Service-press/2 – Il libro bianco sul lavoro nero

“Ho sempre sognato fare il/la giornalista”. Più che un sogno è diventato un incubo. Stante il “Libro bianco sul lavoro nero”, a cura della Federazione nazionale della stampa, Fnsi (Centro documentazione giornalistica, dicembre 2006, euro 18,00). L’immagine di una professione romantica e privilegiata, anche economicamente, sembra ormai anacronistica.


La storie raccolte in questo volume sono il segno del malessere profondo che attraversa il mondo della stampa. Centinaia e centinaia di giovani e meno giovani giornalisti pagati 2 euro a notizia, 5-10 euro ad articolo. Lordi. Tutte le forme di “flessibilità” possibili. Contratti a tempo determinato, finti part time, cococo, a progetto, collaborazioni, free lance, lavoro nero, nessun contratto. Sono ormai la maggioranza. Più di 30.000 persone.

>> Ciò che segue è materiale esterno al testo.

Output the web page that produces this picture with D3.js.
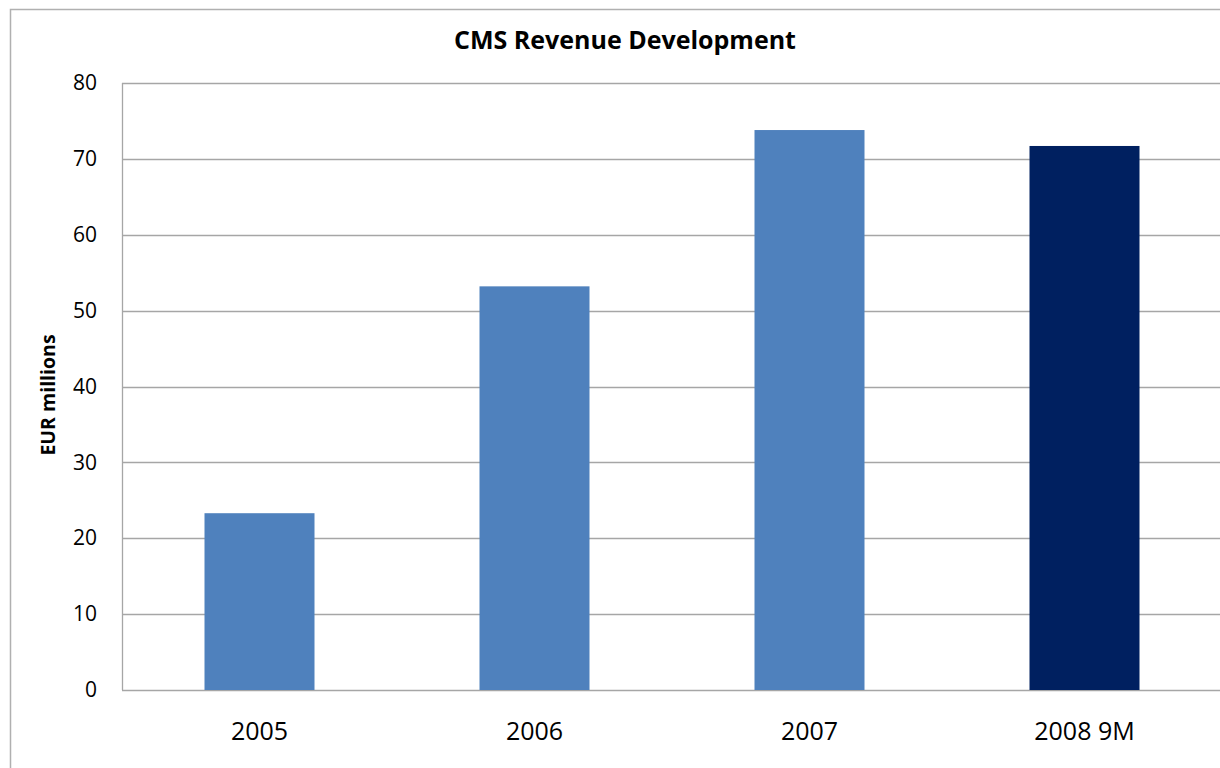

Secondo Paolo Serventi Longhi, presidente della Fnsi, la posizione sempre più ambita e sempre più irraggiungibile dei 12.500 giornalisti dipendenti (e contrattualizzati) rappresenta solo un terzo o un quarto di tutta la categoria. Ma questa dei giornalisti non è tanto una battaglia per migliori condizioni economiche quanto per una migliore definizione e tutela dei diritti di tutti. Dipendenti e autonomi. Professionisti e non. Nei giornali nazionali e in quelli di provincia, nella radio, nelle tv, negli uffici stampa delle istituzioni pubbliche e private. Senza dimenticare l’opinione pubblica.
In un’intervista a Left (12 gennaio 2007), Serventi Longhi dichiara che “questa è la vertenza, la madre di tutte le vertenze. Perché il giornalismo italiano è al grande bivio della sua storia. Tutto il mondo del lavoro ha vissuto svolte epocali, ma per noi è la prima volta… Il tentativo degli editori di spostare il lavoro fuori è un mezzo per ridurre il costo globale… Che diventa riduzione dell’autonomia, dell’indipendenza”. E anche livellamento dell’informazione. Di fronte alla massa di lavoratori non sindacalizzati, la Fnsi appare oggettivamente in difficoltà. E la Federazione italiana editori giornali, Fieg lo sa bene. Boris Biancheri, presidente della Fieg, dichiara che “nessun editore vuole fare i giornali senza giornalisti”. Purché i giornalisti stiano alla larga, forse avrebbe dovuto aggiungere per completare il suo pensiero.
Anche in Italia, come in America, la delocalizzazione delle aziende editoriali è all’ordine del giorno. Non all’estero perché la lingua italiana non è tanto diffusa come quella inglese, ma delocalizzazione nella Italia stessa. L’obbiettivo è ovvio: giornalisti a basso costo e, soprattutto, fuori dalle redazioni. Giornalisti remoti: un problema che è alla base dell’attuale vertenza che da quasi due anni vede contrapposti editori a giornalisti. Un problema per la informazione e per la vita democratica del nostro paese.